[Begin RECORDS TO PROCESS]

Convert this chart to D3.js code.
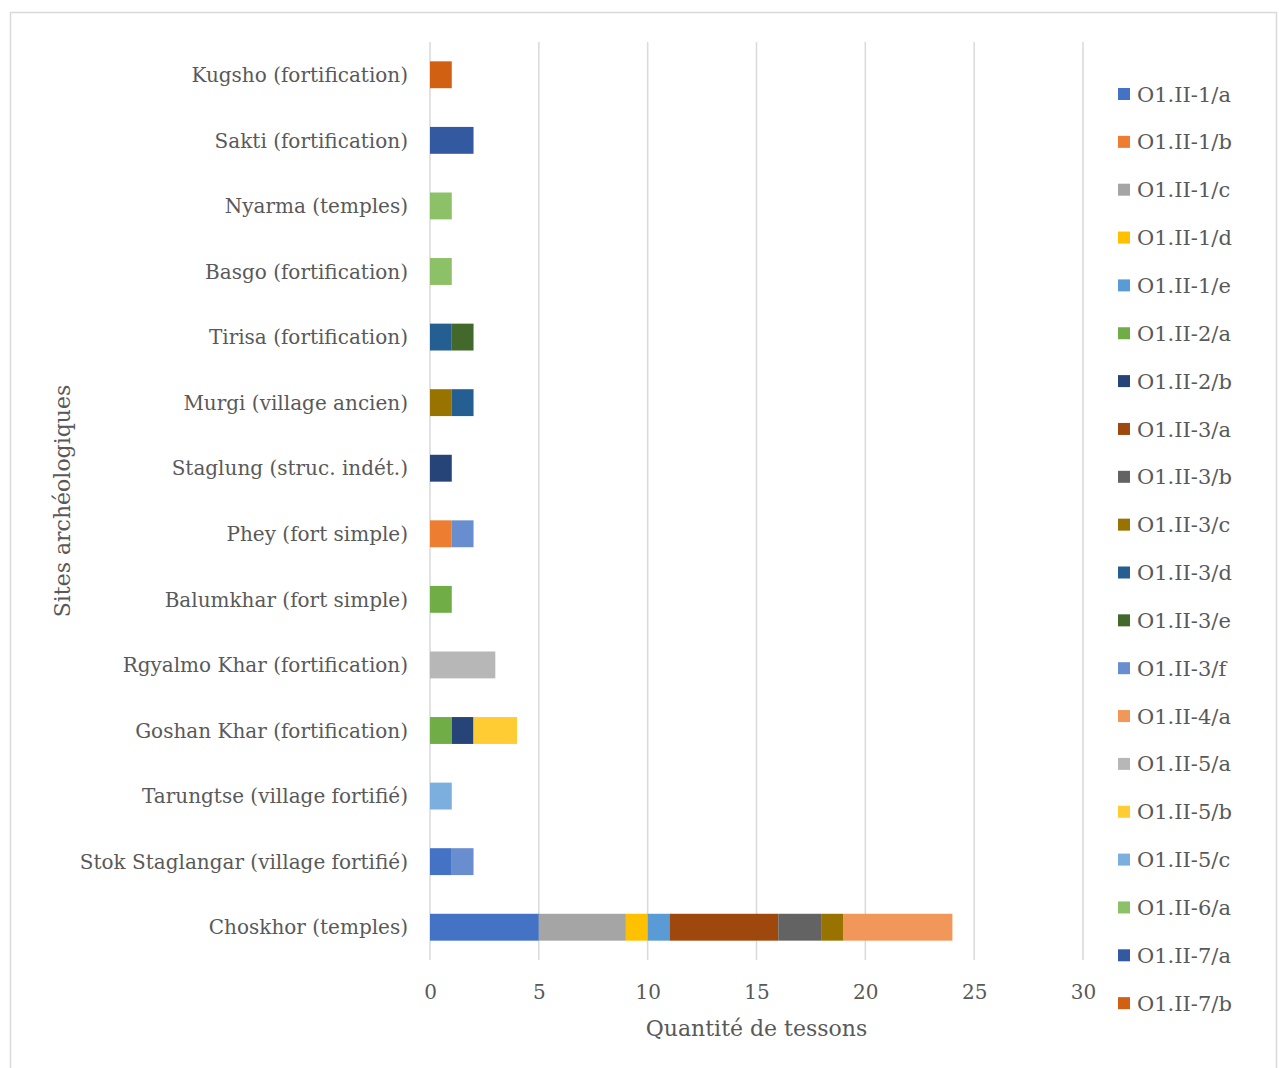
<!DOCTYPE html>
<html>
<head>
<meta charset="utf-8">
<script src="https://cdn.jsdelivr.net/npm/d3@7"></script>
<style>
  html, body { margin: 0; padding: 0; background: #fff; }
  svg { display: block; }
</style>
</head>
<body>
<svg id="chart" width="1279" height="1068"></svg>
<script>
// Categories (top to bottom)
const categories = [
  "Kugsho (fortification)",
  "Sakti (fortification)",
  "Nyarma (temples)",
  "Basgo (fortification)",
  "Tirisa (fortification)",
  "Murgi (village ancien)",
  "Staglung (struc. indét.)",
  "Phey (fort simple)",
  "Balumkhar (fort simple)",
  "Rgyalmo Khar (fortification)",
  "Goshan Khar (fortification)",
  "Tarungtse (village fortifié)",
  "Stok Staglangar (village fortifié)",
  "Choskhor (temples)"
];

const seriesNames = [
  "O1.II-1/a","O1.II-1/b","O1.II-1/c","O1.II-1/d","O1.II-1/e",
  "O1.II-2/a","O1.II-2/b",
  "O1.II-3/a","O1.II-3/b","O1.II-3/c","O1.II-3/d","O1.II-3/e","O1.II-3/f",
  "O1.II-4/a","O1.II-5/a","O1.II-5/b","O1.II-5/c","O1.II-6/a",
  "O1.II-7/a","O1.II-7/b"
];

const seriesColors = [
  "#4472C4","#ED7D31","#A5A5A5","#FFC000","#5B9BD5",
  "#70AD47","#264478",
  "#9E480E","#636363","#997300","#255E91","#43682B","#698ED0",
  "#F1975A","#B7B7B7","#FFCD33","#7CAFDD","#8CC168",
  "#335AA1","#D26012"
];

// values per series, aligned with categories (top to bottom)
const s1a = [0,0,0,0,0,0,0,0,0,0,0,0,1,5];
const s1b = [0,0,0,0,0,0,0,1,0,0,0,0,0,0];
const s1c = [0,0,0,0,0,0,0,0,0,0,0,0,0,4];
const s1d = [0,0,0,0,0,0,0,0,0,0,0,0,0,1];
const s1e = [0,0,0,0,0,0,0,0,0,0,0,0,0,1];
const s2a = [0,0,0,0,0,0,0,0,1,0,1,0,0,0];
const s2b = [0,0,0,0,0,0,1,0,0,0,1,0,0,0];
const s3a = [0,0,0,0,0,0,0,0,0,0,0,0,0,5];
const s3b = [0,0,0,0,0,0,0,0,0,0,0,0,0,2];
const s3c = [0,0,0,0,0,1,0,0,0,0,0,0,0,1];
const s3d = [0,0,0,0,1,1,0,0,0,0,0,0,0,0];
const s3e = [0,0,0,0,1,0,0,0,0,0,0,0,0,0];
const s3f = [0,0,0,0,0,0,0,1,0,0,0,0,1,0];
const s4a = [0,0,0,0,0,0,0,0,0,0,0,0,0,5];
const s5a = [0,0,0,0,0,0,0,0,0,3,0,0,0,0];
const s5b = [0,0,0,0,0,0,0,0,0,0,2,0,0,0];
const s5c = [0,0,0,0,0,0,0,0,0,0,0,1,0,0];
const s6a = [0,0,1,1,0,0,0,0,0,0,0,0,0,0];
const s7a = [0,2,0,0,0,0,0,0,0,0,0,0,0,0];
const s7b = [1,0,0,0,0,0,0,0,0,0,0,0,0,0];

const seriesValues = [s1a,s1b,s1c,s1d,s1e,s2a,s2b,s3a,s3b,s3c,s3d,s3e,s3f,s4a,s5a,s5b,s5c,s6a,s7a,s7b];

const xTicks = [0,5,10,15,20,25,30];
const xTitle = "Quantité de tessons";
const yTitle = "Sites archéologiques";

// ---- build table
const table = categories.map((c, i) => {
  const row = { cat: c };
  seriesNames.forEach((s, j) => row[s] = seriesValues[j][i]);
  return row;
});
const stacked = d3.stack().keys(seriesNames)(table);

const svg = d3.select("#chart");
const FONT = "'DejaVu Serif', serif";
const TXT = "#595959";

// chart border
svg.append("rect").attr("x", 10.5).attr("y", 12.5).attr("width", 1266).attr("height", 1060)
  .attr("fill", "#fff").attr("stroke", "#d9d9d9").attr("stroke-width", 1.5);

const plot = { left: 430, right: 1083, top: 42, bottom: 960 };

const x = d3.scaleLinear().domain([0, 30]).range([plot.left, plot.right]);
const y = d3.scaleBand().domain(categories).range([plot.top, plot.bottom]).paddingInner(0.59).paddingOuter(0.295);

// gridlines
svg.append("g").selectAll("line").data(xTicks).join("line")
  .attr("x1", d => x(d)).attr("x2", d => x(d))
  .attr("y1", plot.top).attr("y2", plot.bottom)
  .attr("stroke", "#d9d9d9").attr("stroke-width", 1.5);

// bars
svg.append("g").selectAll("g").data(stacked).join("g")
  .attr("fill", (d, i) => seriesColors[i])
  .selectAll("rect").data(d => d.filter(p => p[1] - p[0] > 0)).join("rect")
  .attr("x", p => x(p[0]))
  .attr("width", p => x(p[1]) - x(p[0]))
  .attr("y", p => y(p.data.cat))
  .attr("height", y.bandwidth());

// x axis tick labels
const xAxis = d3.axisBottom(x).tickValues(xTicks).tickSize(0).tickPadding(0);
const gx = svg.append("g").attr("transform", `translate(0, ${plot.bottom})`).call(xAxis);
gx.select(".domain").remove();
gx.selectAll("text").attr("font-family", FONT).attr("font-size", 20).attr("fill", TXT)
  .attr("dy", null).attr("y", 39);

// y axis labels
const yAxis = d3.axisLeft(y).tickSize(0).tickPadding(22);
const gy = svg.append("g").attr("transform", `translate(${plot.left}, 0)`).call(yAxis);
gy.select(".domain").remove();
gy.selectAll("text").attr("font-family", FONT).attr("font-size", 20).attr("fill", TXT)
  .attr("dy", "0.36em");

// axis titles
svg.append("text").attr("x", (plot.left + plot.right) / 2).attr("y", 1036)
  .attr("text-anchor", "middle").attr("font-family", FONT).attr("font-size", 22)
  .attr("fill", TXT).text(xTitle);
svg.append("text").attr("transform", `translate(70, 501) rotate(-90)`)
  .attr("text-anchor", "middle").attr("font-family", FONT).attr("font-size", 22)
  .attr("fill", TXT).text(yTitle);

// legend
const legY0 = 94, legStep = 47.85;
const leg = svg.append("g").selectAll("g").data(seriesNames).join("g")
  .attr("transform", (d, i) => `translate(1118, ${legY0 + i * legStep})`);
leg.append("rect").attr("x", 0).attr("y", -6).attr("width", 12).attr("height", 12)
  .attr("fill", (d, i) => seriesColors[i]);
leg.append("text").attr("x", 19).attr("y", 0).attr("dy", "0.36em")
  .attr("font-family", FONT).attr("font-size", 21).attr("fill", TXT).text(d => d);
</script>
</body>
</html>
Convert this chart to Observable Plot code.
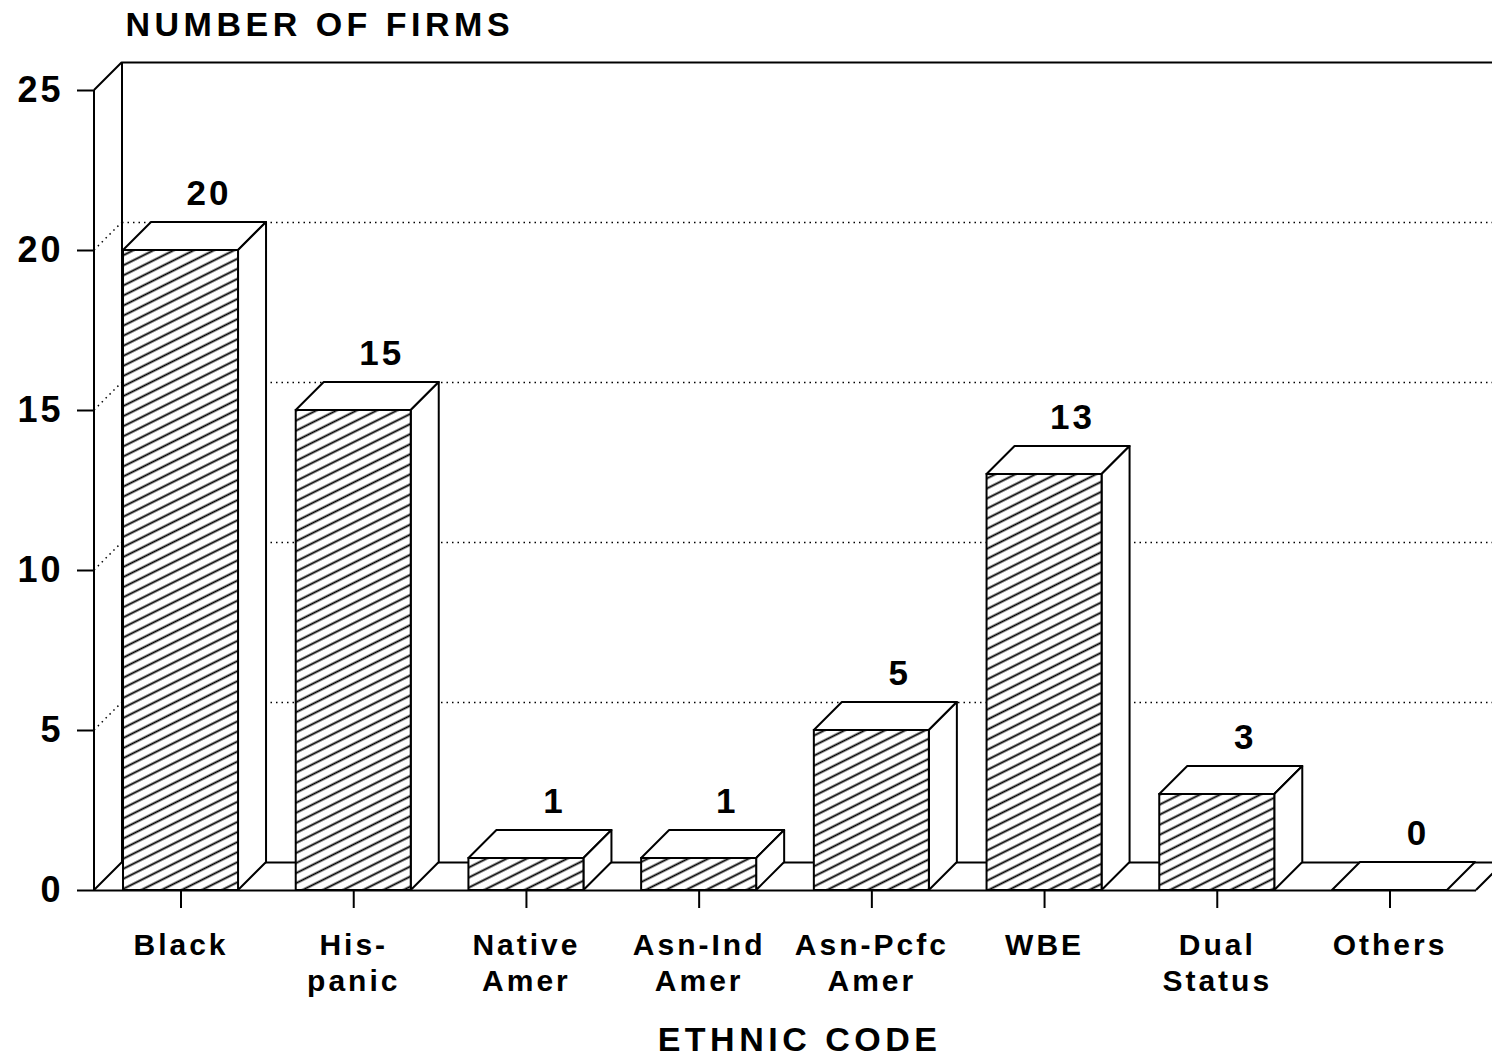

[End RECORDS TO PROCESS]

*REQUEST:* A number is the only answer here: how many lines of the material above contain "code"?

*CORRECT ANSWER:* 2